Barack Obama won a whomping Electoral College victory on November 6. Now Republicans want to change how electoral votes are awarded.
But now that Romney has been defeated, prominent GOPers are once again mulling rule changes that could make it harder for Democrats to win the White House—and easier for Republicans to claim Electoral College votes in states where they lose the popular vote.
Remember, the presidential election isn't a nationwide contest, it's a state-by-state fight, with each state worth a certain number of electoral votes (the District of Columbia gets 3, too). There are 538 electoral votes total; if you win 270 or more, you're headed to the White House—even, as George W. Bush can assure you, if you don't win the popular vote. The Constitution allows each state to allocate electoral votes however it wants, but in every state except for Nebraska and Maine, the contest is winner-take-all. If you get the most votes in Pennsylvania, you get all of its electoral votes.
Republicans want to change that. On December 3, Dominic Pileggi, the powerful Republican majority leader of the Pennsylvania state Senate, announced that he plans to introduce legislation that would change how the state allocates its electoral votes. This shouldn't be a surprise: Pileggi was one of the Pennsylvania politicians behind the pre-election plan to change Electoral College rules.
Before the election, Pileggi's plan (backed by a mysterious dark-money group called All Votes Matter) was to allocate electoral votes by congressional district, with the winner of each district receiving one electoral vote and the statewide winner getting a two-electoral-vote bonus. That might not seem like a big deal. But Pennsylvania, like other blue states in the upper Midwest, was subjected to a very effective Republican gerrymander after the 2010 midterm elections. Republicans won 13 of its 18 districts in 2012, so if Pileggi's pre-election plan had been in effect, Obama could have been awarded as few as 7 of Pennsylvania's 20 electoral votes, despite winning the state.
Pileggi's post-election scheme has a new twist. Instead of awarding electoral votes by congressional district, it would award them in relation to the statewide popular vote, with a two-electoral-vote bonus for the winner. That would prevent blatantly undemocratic effects like a candidate losing a state's popular vote but still winning its electoral votes. But it would still have a similar effect to Pileggi's earlier idea—it would ensure that at least some of Pennsylvania's 20 electoral votes, which have gone to Democrats in every election since 1992, would go to Republicans. In a close election, that could change the outcome.
Pileggi has said his new plan "much more accurately reflects the will of the voters in our state." (He did not respond to a request for comment.) Dems say that misses the point. "The Republican legislature has been brutally honest about wanting to move Pennsylvania into the Republican column," says Daniel Roth, a spokesman for the Democratic Legislative Campaign Committee, which works to elect Dems to state legislatures. "They wouldn't be doing this if Pennsylvania had gone Republican in the past six elections. This is clearly an attempt to move electoral votes to the Republican column because they know they cannot win the state."
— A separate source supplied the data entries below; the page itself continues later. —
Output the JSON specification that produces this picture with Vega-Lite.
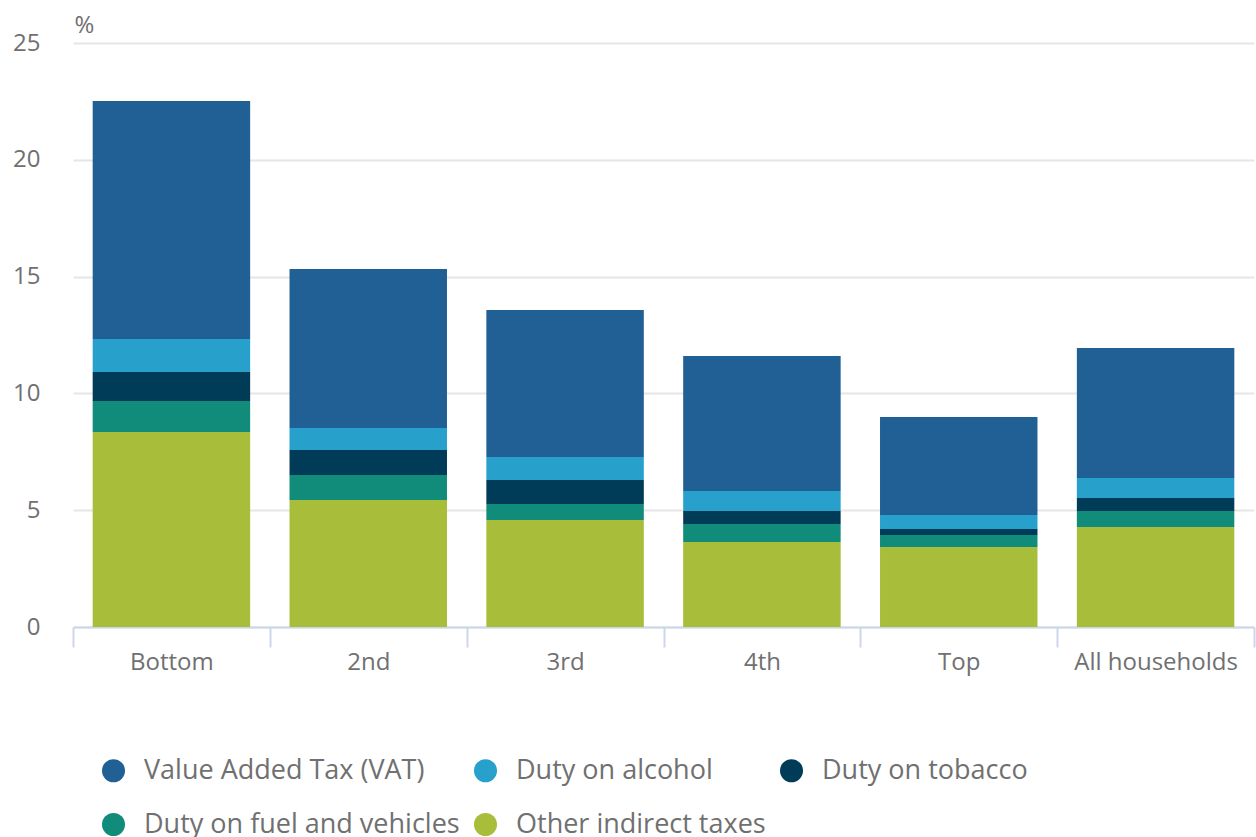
{
  "$schema": "https://vega.github.io/schema/vega-lite/v6.json",
  "width": 1181,
  "height": 584,
  "autosize": {"type": "none"},
  "padding": {"left": 73, "top": 43, "right": 2, "bottom": 210},
  "background": "white",
  "config": {
    "font": "Open Sans",
    "view": {"stroke": null},
    "axis": {"labelFont": "Open Sans", "titleFont": "Open Sans"},
    "legend": {"labelFont": "Open Sans"}
  },
  "data": {
    "values": [
      {"group": "Bottom", "tax": "Value Added Tax (VAT)", "value": 10.19, "ord": 5},
      {"group": "Bottom", "tax": "Duty on alcohol", "value": 1.41, "ord": 4},
      {"group": "Bottom", "tax": "Duty on tobacco", "value": 1.25, "ord": 3},
      {"group": "Bottom", "tax": "Duty on fuel and vehicles", "value": 1.32, "ord": 2},
      {"group": "Bottom", "tax": "Other indirect taxes", "value": 8.35, "ord": 1},
      {"group": "2nd", "tax": "Value Added Tax (VAT)", "value": 6.81, "ord": 5},
      {"group": "2nd", "tax": "Duty on alcohol", "value": 0.94, "ord": 4},
      {"group": "2nd", "tax": "Duty on tobacco", "value": 1.07, "ord": 3},
      {"group": "2nd", "tax": "Duty on fuel and vehicles", "value": 1.07, "ord": 2},
      {"group": "2nd", "tax": "Other indirect taxes", "value": 5.44, "ord": 1},
      {"group": "3rd", "tax": "Value Added Tax (VAT)", "value": 6.29, "ord": 5},
      {"group": "3rd", "tax": "Duty on alcohol", "value": 0.99, "ord": 4},
      {"group": "3rd", "tax": "Duty on tobacco", "value": 1.02, "ord": 3},
      {"group": "3rd", "tax": "Duty on fuel and vehicles", "value": 0.69, "ord": 2},
      {"group": "3rd", "tax": "Other indirect taxes", "value": 4.58, "ord": 1},
      {"group": "4th", "tax": "Value Added Tax (VAT)", "value": 5.78, "ord": 5},
      {"group": "4th", "tax": "Duty on alcohol", "value": 0.85, "ord": 4},
      {"group": "4th", "tax": "Duty on tobacco", "value": 0.56, "ord": 3},
      {"group": "4th", "tax": "Duty on fuel and vehicles", "value": 0.77, "ord": 2},
      {"group": "4th", "tax": "Other indirect taxes", "value": 3.64, "ord": 1},
      {"group": "Top", "tax": "Value Added Tax (VAT)", "value": 4.2, "ord": 5},
      {"group": "Top", "tax": "Duty on alcohol", "value": 0.59, "ord": 4},
      {"group": "Top", "tax": "Duty on tobacco", "value": 0.26, "ord": 3},
      {"group": "Top", "tax": "Duty on fuel and vehicles", "value": 0.52, "ord": 2},
      {"group": "Top", "tax": "Other indirect taxes", "value": 3.42, "ord": 1},
      {"group": "All households", "tax": "Value Added Tax (VAT)", "value": 5.56, "ord": 5},
      {"group": "All households", "tax": "Duty on alcohol", "value": 0.86, "ord": 4},
      {"group": "All households", "tax": "Duty on tobacco", "value": 0.55, "ord": 3},
      {"group": "All households", "tax": "Duty on fuel and vehicles", "value": 0.69, "ord": 2},
      {"group": "All households", "tax": "Other indirect taxes", "value": 4.28, "ord": 1}
    ]
  },
  "mark": {"type": "bar", "width": {"band": 0.8}},
  "encoding": {
    "x": {
      "field": "group",
      "type": "nominal",
      "sort": ["Bottom", "2nd", "3rd", "4th", "Top", "All households"],
      "scale": {"paddingInner": 0, "paddingOuter": 0},
      "axis": {
        "title": null,
        "labelAngle": 0,
        "labelFontSize": 24,
        "labelColor": "#707070",
        "labelPadding": 3,
        "domainColor": "#ccd6ea",
        "domainWidth": 2,
        "tickColor": "#ccd6ea",
        "tickWidth": 2,
        "tickSize": 20,
        "tickBand": "extent",
        "grid": false
      }
    },
    "y": {
      "field": "value",
      "type": "quantitative",
      "stack": "zero",
      "scale": {"domain": [0, 25], "nice": false},
      "axis": {
        "title": "%",
        "titleAngle": 0,
        "titleX": 1,
        "titleY": -6,
        "titleAlign": "left",
        "titleBaseline": "bottom",
        "titleFontSize": 24,
        "titleFontWeight": "normal",
        "titleColor": "#707070",
        "values": [0, 5, 10, 15, 20, 25],
        "labelFontSize": 24,
        "labelColor": "#707070",
        "labelPadding": 33,
        "ticks": false,
        "domain": false,
        "gridColor": "#e6e6e6",
        "gridWidth": 2
      }
    },
    "color": {
      "field": "tax",
      "type": "nominal",
      "scale": {
        "domain": ["Value Added Tax (VAT)", "Duty on alcohol", "Duty on tobacco", "Duty on fuel and vehicles", "Other indirect taxes"],
        "range": ["#206095", "#27a0cc", "#003c57", "#118c7b", "#a8bd3a"]
      },
      "legend": {
        "title": null,
        "orient": "none",
        "legendX": 27,
        "legendY": 714,
        "direction": "horizontal",
        "columns": 3,
        "symbolType": "circle",
        "symbolSize": 530,
        "symbolStrokeWidth": 0,
        "labelFontSize": 27,
        "labelLimit": 500,
        "labelColor": "#707070",
        "labelOffset": 17,
        "columnPadding": 12,
        "rowPadding": 26
      }
    },
    "order": {"field": "ord", "type": "quantitative"}
  }
}
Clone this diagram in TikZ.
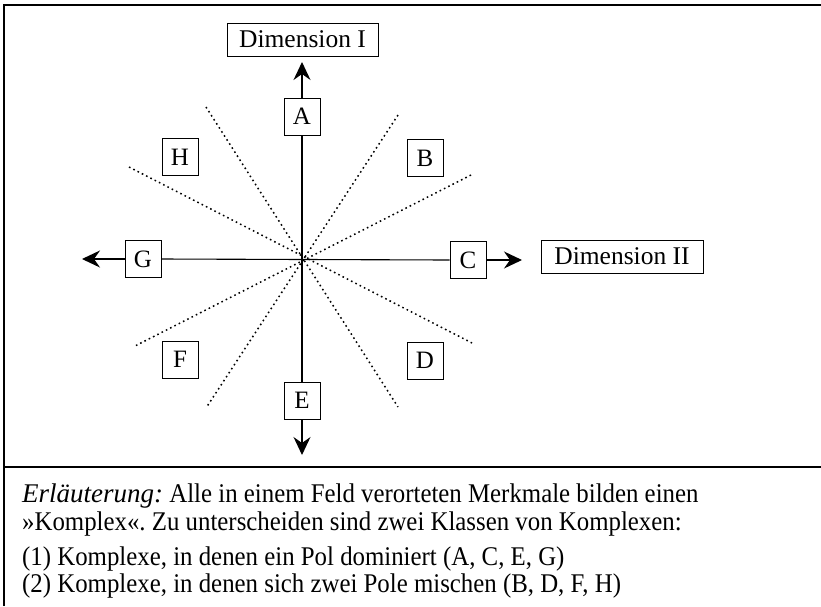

Roth has a point: The states where Republicans have proposed changing Electoral College rules—Pennsylvania and Wisconsin, where legislation has been introduced, and Michigan and Ohio, where activists have pushed the idea (see below)—went for Barack Obama in both 2008 and 2012. There are no such GOP proposals, for example, in deep-red Texas.
Jim Burn, the chair of the state Democratic party, called Pileggi's plan "the ultimate sour grapes" in a statement posted to the party's blog. "After getting swept in statewide elections, Pennsylvania Republicans are trying to change the rules to help Republican politicians... They are again trying to pass a bill that changes the rules simply to benefit Republican politicians who have been rejected by the majority of Pennsylvanians."
Pileggi isn't the only GOPer mulling a change to Electoral College rules after Obama's victory. At a conference last month, John Husted, Ohio's Republican secretary of state, said the state could make its elections less controversial by awarding its electoral votes by congressional district. Since Ohio, like Pennsylvania, has a congressional district map that was gerrymandered by Republicans, this idea, if in effect in 2012, would have handed the majority of the state's electoral votes to Romney. But Husted, it seems, misjudged what would make Ohio elections less controversial—after national attention, he backed off his comment, saying he wasn't "advocating" a change, just speaking theoretically.
At the National Review's influential blog The Corner, Rich Lowry was similarly cautious when mooting the idea of Electoral College changes that could boost Republicans' hopes. "A friend sends along this e-mail. I post it, not as an endorsement but to encourage discussion," Lowry wrote, introducing a long email endorsing awarding electoral votes by congressional district. "From a political perspective, we simply cannot allow the Democrats to have 220 electoral votes in the bag every single election," Lowry's friend wrote. "That's the road to being a permanent minority party." The solution? Change the rules.